Direktur Reserse Kriminal Umum Polda Metro Jaya Kombes Tubagus Ade Hidayat menjelaskan bahwa dugaan pemalsuan dokumen itu bermula dari persoalan perdata yang menyatakan Pertamina kalah di pengadilan.
"Jadi jangan sampai nanti ada persepsi yang salah Rp 244 miliar itu dianggapnya sebagai kerugian Pertamina akibat penyidikan. Padahal itu adalah putusan pengadilan. Lalu mereka berperdata dua kali, Pertamina kalah," kata Tubagus kepada wartawan di Polda Metro Jaya, Jakarta.
Akibat kekalahan perdata itu, pengadilan memutuskan Pertamina membayar sejumlah uang. Putusan pengadilan mewajibkan Pertamina membayar ganti rugi kepada penggugat senilai Rp 244 miliar.
Pihak Pertamina kemudian menelusuri dokumen dalam gugatan tersebut. Pertamina menemukan sejumlah dokumen palsu yang kemudian dilaporkan ke Polda Metro Jaya pada Oktober 2020.

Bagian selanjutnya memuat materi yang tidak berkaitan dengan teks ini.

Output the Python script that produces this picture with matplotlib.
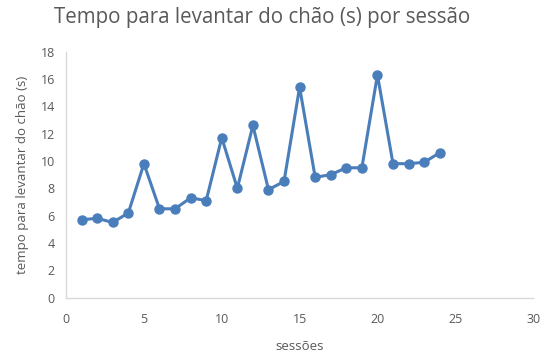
import matplotlib
matplotlib.use('Agg')
import matplotlib.pyplot as plt

sessoes = [1, 2, 3, 4, 5, 6, 7, 8, 9, 10, 11, 12, 13, 14, 15, 16, 17, 18, 19, 20, 21, 22, 23, 24]
tempo = [5.7, 5.8, 5.5, 6.2, 9.8, 6.5, 6.5, 7.3, 7.1, 11.7, 8.0, 12.6, 7.9, 8.5,
         15.4, 8.8, 9.0, 9.5, 9.5, 16.3, 9.8, 9.8, 9.9, 10.6]

x_ticks = [0, 5, 10, 15, 20, 25, 30]
y_ticks = [0, 2, 4, 6, 8, 10, 12, 14, 16, 18]

plt.rcParams['font.family'] = ['Open Sans', 'DejaVu Sans']
txt = '#595959'

fig = plt.figure(figsize=(5.6, 3.56), dpi=100)
ax = fig.add_axes([0.118, 0.164, 0.834, 0.691])

ax.plot(sessoes, tempo, color='#4A7EBB', linewidth=2.2, marker='o',
        markersize=6.5, clip_on=False)

ax.set_xlim(0, 30)
ax.set_ylim(0, 18)
ax.set_xticks(x_ticks)
ax.set_yticks(y_ticks)

for s in ['top', 'right']:
    ax.spines[s].set_visible(False)
for s in ['left', 'bottom']:
    ax.spines[s].set_color('#d9d9d9')
    ax.spines[s].set_linewidth(1.0)

ax.tick_params(axis='x', length=0, labelsize=9, labelcolor=txt, pad=11)
ax.tick_params(axis='y', length=0, labelsize=9, labelcolor=txt, pad=8)

# title sits centred over the whole chart, not the plot area
fig.text(262 / 560, 1 - 18 / 356, 'Tempo para levantar do chão (s) por sessão',
         fontsize=14.8, color=txt, ha='center', va='center')
ax.set_xlabel('sessões', fontsize=9.5, color=txt, labelpad=10)
ax.set_ylabel('tempo para levantar do chão (s)', fontsize=9.5, color=txt, labelpad=8)

fig.savefig('out.png', dpi=100)
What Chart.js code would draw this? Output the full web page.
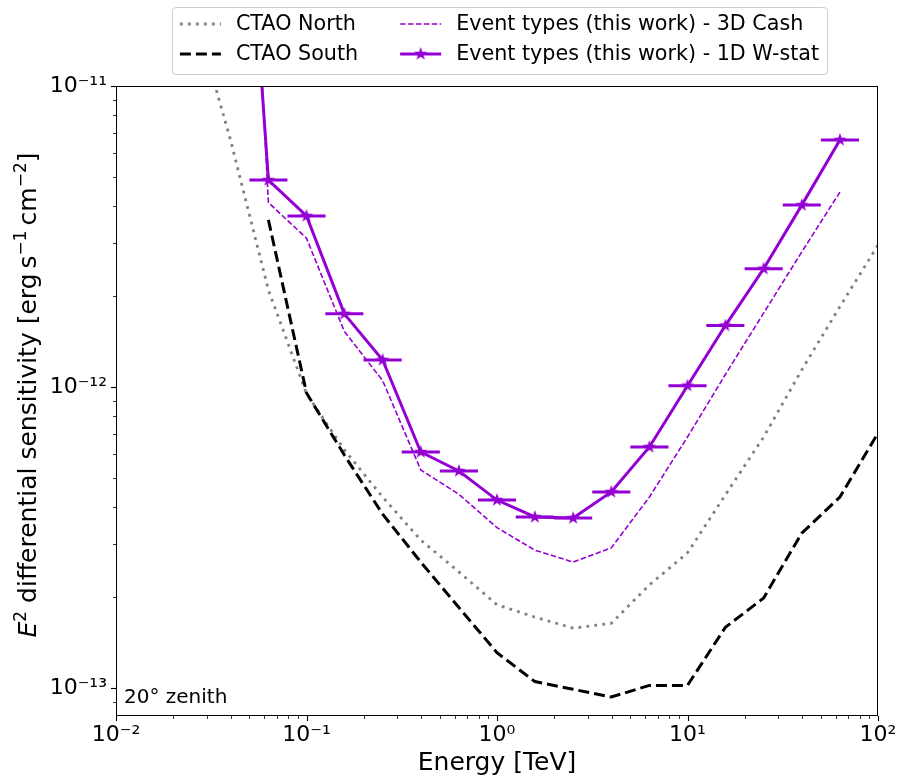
<!DOCTYPE html>
<html>
<head>
<meta charset="utf-8">
<script src="https://cdn.jsdelivr.net/npm/chart.js@4.4.1/dist/chart.umd.min.js"></script>
<style>
  html, body { margin: 0; padding: 0; background: #fff; }
  #wrap { width: 897px; height: 778px; position: relative; }
</style>
</head>
<body>
<div id="wrap"><canvas id="sensChart"></canvas></div>
<script>
// energy bins [TeV] used by the event-type analysis
const binEnergy = [0.0398, 0.0631, 0.1, 0.158, 0.251, 0.398, 0.631, 1.0, 1.58, 2.51, 3.98, 6.31, 10, 15.8, 25.1, 39.8, 63.1];
// E^2 sensitivity [erg s-1 cm-2]
const wstatSens = [3.3e-10, 4.87e-12, 3.70e-12, 1.75e-12, 1.23e-12, 6.08e-13, 5.26e-13, 4.21e-13, 3.70e-13, 3.67e-13, 4.48e-13, 6.32e-13, 1.01e-12, 1.60e-12, 2.47e-12, 4.02e-12, 6.62e-12];
const cashSens = [1.1e-9, 4.10e-12, 3.12e-12, 1.53e-12, 1.05e-12, 5.30e-13, 4.40e-13, 3.41e-13, 2.87e-13, 2.62e-13, 2.92e-13, 4.31e-13, 6.82e-13, 1.10e-12, 1.76e-12, 2.81e-12, 4.44e-12];

const northEnergy = [0.0251, 0.0398, 0.0631, 0.1, 0.158, 0.251, 0.398, 0.631, 1.0, 1.58, 2.51, 3.98, 6.31, 10, 15.8, 25.1, 39.8, 63.1, 100];
const northSens = [1.85e-11, 6.67e-12, 2.10e-12, 9.5e-13, 6.18e-13, 4.31e-13, 3.10e-13, 2.43e-13, 1.89e-13, 1.72e-13, 1.58e-13, 1.64e-13, 2.20e-13, 2.81e-13, 4.38e-13, 6.82e-13, 1.14e-12, 1.85e-12, 2.96e-12];

const southEnergy = [0.0631, 0.1, 0.158, 0.251, 0.398, 0.631, 1.0, 1.58, 2.51, 3.98, 6.31, 10, 15.8, 25.1, 39.8, 63.1, 100];
const southSens = [3.59e-12, 9.55e-13, 5.94e-13, 3.78e-13, 2.62e-13, 1.85e-13, 1.31e-13, 1.05e-13, 9.9e-14, 9.33e-14, 1.02e-13, 1.02e-13, 1.59e-13, 1.99e-13, 3.27e-13, 4.31e-13, 7.03e-13];

const xTickVals = [0.01, 0.1, 1, 10, 100];
const xTickLabels = ['10⁻²', '10⁻¹', '10⁰', '10¹', '10²'];
const yTickVals = [1e-13, 1e-12, 1e-11];
const yTickLabels = ['10⁻¹³', '10⁻¹²', '10⁻¹¹'];

const seriesNames = ['CTAO North', 'CTAO South', 'Event types (this work) - 3D Cash', 'Event types (this work) - 1D W-stat'];

const violet = '#9400d3';
const FONT = '"DejaVu Sans", sans-serif';
const xMin = 0.01, xMax = 100, yMin = 8.07e-14, yMax = 1e-11;

Chart.defaults.font.family = FONT;
Chart.defaults.color = '#000';

function toPoints(xs, ys) {
    return xs.map((x, i) => ({ x: x, y: ys[i] }));
}

// filled five point star, like the matplotlib '*' marker
function makeStar(r) {
    const s = Math.ceil(r * 2 + 2);
    const c = document.createElement('canvas');
    c.width = s; c.height = s;
    const g = c.getContext('2d');
    g.translate(s / 2, s / 2);
    g.beginPath();
    for (let i = 0; i < 10; i++) {
        const rad = i % 2 ? r * 0.4 : r;
        const a = -Math.PI / 2 + i * Math.PI / 5;
        g.lineTo(rad * Math.cos(a), rad * Math.sin(a));
    }
    g.closePath();
    g.fillStyle = violet;
    g.fill();
    return c;
}
const starImg = makeStar(7);

// horizontal error bars (half a bin each side) for the W-stat points
const errorBarPlugin = {
    id: 'errorBars',
    beforeDatasetsDraw(chart) {
        const { ctx, chartArea, scales } = chart;
        ctx.save();
        ctx.beginPath();
        ctx.rect(chartArea.left, chartArea.top, chartArea.right - chartArea.left, chartArea.bottom - chartArea.top);
        ctx.clip();
        ctx.strokeStyle = violet;
        ctx.lineWidth = 3;
        binEnergy.forEach((e, i) => {
            const y = scales.y.getPixelForValue(wstatSens[i]);
            const x0 = scales.x.getPixelForValue(e / Math.pow(10, 0.1));
            const x1 = scales.x.getPixelForValue(e * Math.pow(10, 0.1));
            ctx.beginPath();
            ctx.moveTo(x0, y);
            ctx.lineTo(x1, y);
            ctx.stroke();
        });
        ctx.restore();
    }
};

function drawYTitle(ctx, cx, cy) {
    const parts = [
        { t: 'E', f: 'italic 25px ' + FONT, dy: 0 },
        { t: '2', f: '17px ' + FONT, dy: -10 },
        { t: ' differential sensitivity [erg\u2009s', f: '25px ' + FONT, dy: 0 },
        { t: '−1', f: '17px ' + FONT, dy: -10 },
        { t: '\u2009cm', f: '25px ' + FONT, dy: 0 },
        { t: '−2', f: '17px ' + FONT, dy: -10 },
        { t: ']', f: '25px ' + FONT, dy: 0 }
    ];
    ctx.save();
    ctx.translate(cx, cy);
    ctx.rotate(-Math.PI / 2);
    ctx.textBaseline = 'alphabetic';
    ctx.textAlign = 'left';
    let total = 0;
    parts.forEach(p => { ctx.font = p.f; p.w = ctx.measureText(p.t).width; total += p.w; });
    let x = -total / 2;
    parts.forEach(p => { ctx.font = p.f; ctx.fillText(p.t, x, p.dy); x += p.w; });
    ctx.restore();
}

function drawLegend(ctx) {
    const fs = 20.7;
    ctx.save();
    ctx.font = fs + 'px ' + FONT;
    const handleLen = 41, pad = 15, colGap = 42;
    const w1 = Math.max(ctx.measureText(seriesNames[0]).width, ctx.measureText(seriesNames[1]).width);
    const w2 = Math.max(ctx.measureText(seriesNames[2]).width, ctx.measureText(seriesNames[3]).width);
    const inner = handleLen + pad + w1 + colGap + handleLen + pad + w2;
    const boxW = inner + 16;
    const cx = 499.5;
    const bx = cx - boxW / 2, by = 7, bh = 67;
    ctx.fillStyle = 'rgba(255,255,255,0.8)';
    ctx.strokeStyle = '#cccccc';
    ctx.lineWidth = 1;
    ctx.beginPath();
    ctx.roundRect(bx + 0.5, by + 0.5, boxW, bh, 4);
    ctx.fill();
    ctx.stroke();

    const rows = [24, 54];
    const col1 = bx + 8, col2 = col1 + handleLen + pad + w1 + colGap;
    const handles = [
        { x: col1, y: rows[0], color: '#808080', w: 2.8, dash: [2.8, 5.2] },
        { x: col1, y: rows[1], color: '#000', w: 3, dash: [11, 5] },
        { x: col2, y: rows[0], color: violet, w: 1.6, dash: [5.5, 2.4] },
        { x: col2, y: rows[1], color: violet, w: 3, dash: [] }
    ];
    handles.forEach((h, i) => {
        ctx.strokeStyle = h.color;
        ctx.lineWidth = h.w;
        ctx.setLineDash(h.dash);
        ctx.beginPath();
        ctx.moveTo(h.x, h.y);
        ctx.lineTo(h.x + handleLen, h.y);
        ctx.stroke();
        ctx.setLineDash([]);
        if (i === 3) {
            ctx.drawImage(starImg, h.x + handleLen / 2 - starImg.width / 2, h.y - starImg.height / 2);
        }
        ctx.fillStyle = '#000';
        ctx.textBaseline = 'middle';
        ctx.textAlign = 'left';
        ctx.fillText(seriesNames[i], h.x + handleLen + pad, h.y + 1);
    });
    ctx.restore();
}

// frame, log tick marks, titles, annotation and legend
const decorPlugin = {
    id: 'decor',
    afterDraw(chart) {
        const { ctx, chartArea: a, scales } = chart;
        ctx.save();
        ctx.strokeStyle = '#000';
        ctx.lineWidth = 1;
        ctx.strokeRect(a.left + 0.5, a.top + 0.5, a.right - a.left - 1, a.bottom - a.top - 1);

        // x ticks
        for (let d = -2; d <= 2; d++) {
            for (let k = 1; k <= 9; k++) {
                const v = k * Math.pow(10, d);
                if (v < xMin * 0.999 || v > xMax * 1.001) continue;
                const px = Math.round(scales.x.getPixelForValue(v)) + 0.5;
                const len = k === 1 ? 5 : 3;
                ctx.lineWidth = k === 1 ? 1.1 : 0.8;
                ctx.beginPath();
                ctx.moveTo(px, a.bottom);
                ctx.lineTo(px, a.bottom + len);
                ctx.stroke();
            }
        }
        // y ticks
        for (let d = -14; d <= -11; d++) {
            for (let k = 1; k <= 9; k++) {
                const v = k * Math.pow(10, d);
                if (v < yMin * 0.999 || v > yMax * 1.001) continue;
                const py = Math.round(scales.y.getPixelForValue(v)) + 0.5;
                const len = k === 1 ? 5 : 3;
                ctx.lineWidth = k === 1 ? 1.1 : 0.8;
                ctx.beginPath();
                ctx.moveTo(a.left, py);
                ctx.lineTo(a.left - len, py);
                ctx.stroke();
            }
        }

        ctx.fillStyle = '#000';
        ctx.font = '25px ' + FONT;
        ctx.textAlign = 'center';
        ctx.textBaseline = 'alphabetic';
        ctx.fillText('Energy [TeV]', (a.left + a.right) / 2, 770);

        drawYTitle(ctx, 36, (a.top + a.bottom) / 2 - 6);

        ctx.font = '20px ' + FONT;
        ctx.textAlign = 'left';
        ctx.fillText('20° zenith', 124, 703);

        ctx.restore();
        drawLegend(ctx);
    }
};

const ctx = document.getElementById('sensChart').getContext('2d');
const sensChart = new Chart(ctx, {
    type: 'line',
    data: {
        datasets: [
            {
                label: seriesNames[3],
                data: toPoints(binEnergy, wstatSens),
                borderColor: violet,
                backgroundColor: violet,
                borderWidth: 3,
                pointStyle: starImg,
                pointRadius: 7,
                fill: false
            },
            {
                label: seriesNames[2],
                data: toPoints(binEnergy, cashSens),
                borderColor: violet,
                borderWidth: 1.6,
                borderDash: [5.5, 2.4],
                pointRadius: 0,
                fill: false
            },
            {
                label: seriesNames[1],
                data: toPoints(southEnergy, southSens),
                borderColor: '#000',
                borderWidth: 3,
                borderDash: [11, 5],
                pointRadius: 0,
                fill: false
            },
            {
                label: seriesNames[0],
                data: toPoints(northEnergy, northSens),
                borderColor: '#808080',
                borderWidth: 2.8,
                borderDash: [2.8, 5.2],
                pointRadius: 0,
                fill: false
            }
        ]
    },
    options: {
        responsive: true,
        maintainAspectRatio: false,
        animation: false,
        events: [],
        layout: { padding: { left: 0, right: 19, top: 86, bottom: 0 } },
        plugins: {
            legend: { display: false },
            tooltip: { enabled: false }
        },
        scales: {
            x: {
                type: 'logarithmic',
                min: xMin,
                max: xMax,
                grid: { display: false, drawTicks: false },
                border: { display: false },
                ticks: {
                    font: { size: 22 },
                    color: '#000',
                    padding: 6,
                    maxRotation: 0,
                    autoSkip: false,
                    callback: (v) => {
                        const i = xTickVals.findIndex(t => Math.abs(t - v) / t < 1e-6);
                        return i >= 0 ? xTickLabels[i] : '';
                    }
                },
                afterBuildTicks: (axis) => { axis.ticks = xTickVals.map(v => ({ value: v })); },
                afterFit: (axis) => { axis.height = 62; axis.paddingLeft = 0; axis.paddingRight = 0; }
            },
            y: {
                type: 'logarithmic',
                min: yMin,
                max: yMax,
                grid: { display: false, drawTicks: false },
                border: { display: false },
                ticks: {
                    font: { size: 22 },
                    color: '#000',
                    padding: 9,
                    autoSkip: false,
                    callback: (v) => {
                        const i = yTickVals.findIndex(t => Math.abs(t - v) / t < 1e-6);
                        return i >= 0 ? yTickLabels[i] : '';
                    }
                },
                afterBuildTicks: (axis) => { axis.ticks = yTickVals.map(v => ({ value: v })); },
                afterFit: (axis) => { axis.width = 116; axis.paddingTop = 0; axis.paddingBottom = 0; }
            }
        }
    },
    plugins: [errorBarPlugin, decorPlugin]
});
</script>
</body>
</html>
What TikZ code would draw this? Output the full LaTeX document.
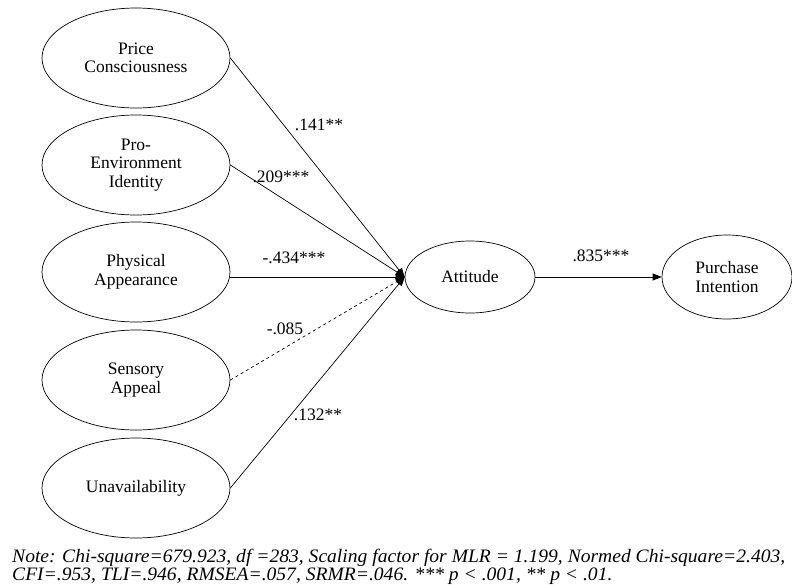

"Pertamina mencoba menggali apakah di dalam proses berperdata tadi ada proses yang dipalsukan oleh pihak lain, itu aja. Polisi dalam hal ini hanya coba membuktikan ada nggak dokumen palsu yang digunakan. Jadi kalau pakai 263 KUHP 266 KUHP, (soal) pemalsuan," terang Tubagus.
"Tiap menggunakan pasal itu objeknya harus surat. Nah surat tadi untuk membuktikan palsu dan tidak palsu butuh pembanding untuk meyakinkan itu palsu atau tidak palsu. Itu yang dikerjakan," lanjut dia.
Lebih lanjut Tubagus mengatakan pihaknya kini hanya berfokus pada persoalan unsur pidana yang tengah digali dalam kasus tersebut. Persoalan perdata Pertamina, lanjut Tubagus, di luar wewenang kepolisian.
"Yang masuk ke areal kita yang khusus aja, maksudnya kita coba yang dilaporkan diduga palsu itu yang mana? Kalau memang itu benar diduga palsu baru kita cari siapa yang bikin. Kalau kita lebih fokus kepada LP yang dilaporkan. Polisi masuk ke area perdata itu di luar batas kita," pungkas Tubagus.